Friday, January 18, 2013
Judgment/Judgement. It's a word that irritates me. Not only for what it means, but in my household it can be spelled two ways. Judgment & Judgement. Depending on where you live, either spelling is acceptable. Silly thing I noticed, but anyhoo...
We are judged whether we want to be or not, that's just a part of life. We can't control what others think of us. In fact, I've been told it's none of my business what someone else thinks of me. It's their business, so stay out of it. People are going to think what they are going to think. They will make their own judgments and have the right to do it, too. I like the freedom of having that choice...but what happens when the negative judgment is pointed straight at you.
I don't do well with this. In fact, it's something that brings me to a very low point.
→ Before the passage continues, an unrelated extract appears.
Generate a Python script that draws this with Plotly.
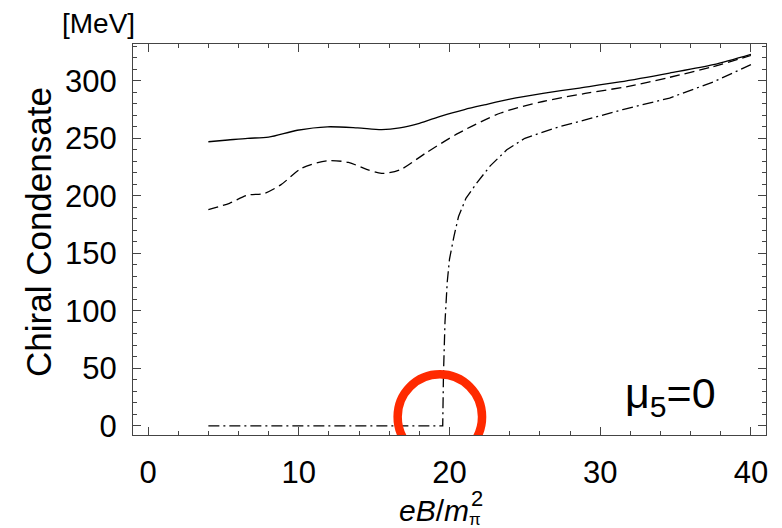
import plotly.graph_objects as go

# eB/m_pi^2 values and chiral condensate [MeV]
x_solid = [4.0, 5.3, 6.6, 8.0, 9.9, 11.9, 13.9, 15.5, 16.7, 18.0, 19.5, 21.0, 22.3, 24.0, 26.2, 28.5, 31.3, 34.6, 37.5, 40.0]
y_solid = [247, 248.5, 250, 251, 257, 260, 259, 257.5, 259, 263, 269.6, 275, 279, 284, 289, 293.5, 299, 306.7, 314, 323]

x_dash = [4.0, 5.4, 6.6, 7.7, 8.8, 10.2, 11.9, 13.3, 14.5, 15.5, 16.7, 18.4, 20.6, 23.4, 26.2, 29.0, 31.8, 34.6, 37.4, 40.0]
y_dash = [188, 193.5, 200.5, 202, 209.5, 224, 230.5, 229, 223, 219.5, 222.5, 237, 254.5, 272, 282, 289, 295, 303, 312, 322]

x_dashdot = [4.0, 19.55, 19.6, 19.7, 19.85, 20.0, 20.3, 20.6, 21.1, 21.8, 22.7, 23.8, 25.0, 27.0, 29.0, 31.5, 34.6, 37.5, 40.0]
y_dashdot = [0, 0, 45, 90, 125, 145, 165, 182, 198, 211, 226, 240, 250, 259, 266, 275, 285, 299, 314]

x_ticks = [0, 10, 20, 30, 40]
y_ticks = [0, 50, 100, 150, 200, 250, 300]

# highlight ring (annotation, data units)
ring_cx, ring_cy = 19.36, 7.8
ring_rx, ring_ry = 2.8, 37

FONT = "Liberation Sans, Arial, Helvetica, sans-serif"

fig = go.Figure()
fig.add_trace(go.Scatter(x=x_solid, y=y_solid, mode="lines",
                         line=dict(color="black", width=1.3, shape="spline", smoothing=0.8)))
fig.add_trace(go.Scatter(x=x_dash, y=y_dash, mode="lines",
                         line=dict(color="black", width=1.3, shape="spline", smoothing=0.8, dash="10px,5px")))
fig.add_trace(go.Scatter(x=x_dashdot, y=y_dashdot, mode="lines",
                         line=dict(color="black", width=1.3, dash="11px,4px,2px,4px")))

fig.add_shape(type="circle", xref="x", yref="y",
              x0=ring_cx - ring_rx, x1=ring_cx + ring_rx,
              y0=ring_cy - ring_ry, y1=ring_cy + ring_ry,
              line=dict(color="#FF2A00", width=8.5))

axis_common = dict(
    showline=True, linecolor="#444", linewidth=1, mirror="allticks",
    ticks="inside", ticklen=8, tickwidth=1, tickcolor="#444",
    showgrid=False, zeroline=False,
    tickfont=dict(family=FONT, size=31, color="black"),
)

fig.update_xaxes(range=[-1, 41], tickvals=x_ticks, ticklabelstandoff=10,
                 minor=dict(dtick=2, tick0=0, ticks="inside", ticklen=4, tickcolor="#444", showgrid=False),
                 **axis_common)
fig.update_yaxes(range=[-8, 332], tickvals=y_ticks, ticklabelstandoff=9,
                 minor=dict(dtick=10, tick0=0, ticks="inside", ticklen=4, tickcolor="#444", showgrid=False),
                 **axis_common)

W, H = 782, 528
L, R, T, B = 133, 16, 44, 93
pw, ph = W - L - R, H - T - B


def px(xp):
    return (xp - L) / pw


def py(yp):
    return (H - B - yp) / ph


# y axis title
fig.add_annotation(text="Chiral Condensate", xref="paper", yref="paper",
                   x=px(39), y=py(232), xanchor="center", yanchor="middle", textangle=-90,
                   showarrow=False, font=dict(family=FONT, size=35, color="black"))
# x axis title (stacked sub/superscript)
fig.add_annotation(text="<i>eB</i>/<i>m</i>", xref="paper", yref="paper",
                   x=px(471), y=py(510), xanchor="right", yanchor="middle",
                   showarrow=False, font=dict(family=FONT, size=30, color="black"))
fig.add_annotation(text="2", xref="paper", yref="paper",
                   x=px(477), y=py(498), xanchor="center", yanchor="middle",
                   showarrow=False, font=dict(family=FONT, size=22, color="black"))
fig.add_annotation(text="π", xref="paper", yref="paper",
                   x=px(475), y=py(519), xanchor="center", yanchor="middle",
                   showarrow=False, font=dict(family=FONT, size=17, color="black"))

fig.add_annotation(text="[MeV]", xref="paper", yref="paper", x=px(98), y=py(23),
                   xanchor="center", yanchor="middle",
                   showarrow=False, font=dict(family=FONT, size=28, color="black"))
fig.add_annotation(text="μ<sub>5</sub>=0", xref="paper", yref="paper", x=px(670), y=py(396),
                   xanchor="center", yanchor="middle",
                   showarrow=False, font=dict(family=FONT, size=43, color="black"))

fig.update_layout(
    width=W, height=H,
    margin=dict(l=L, r=R, t=T, b=B),
    plot_bgcolor="white", paper_bgcolor="white",
    showlegend=False,
)

fig.write_html("out.html")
It's definitely something I need work on, because of the place it takes me in my mind. I know I can't help what another thinks, but allowing it to bother me as much I do I need help with.
As I think back over this issue, it most definitely was first noticeable when I first joined a gym. I had the hardest time walking onto that gym floor to do a workout. I know this is a big thing for a lot of people, being so concerned of what others are thinking they look like, or how they are looking while working out. I was able to get past that over the years and eventually began walking the floor like I owned it ;) Now I am dealing with it in my personal life and finding it tough to own it...and that gets me annoyed.
I'm a big believer in learning lessons. This one keeps popping up, so I know I have not yet learned what I'm supposed to learn from it. I've been told I overthink things at times, and maybe I'm doing the same here...but I'm willing to listen to advice, opinions or...yes, judgments.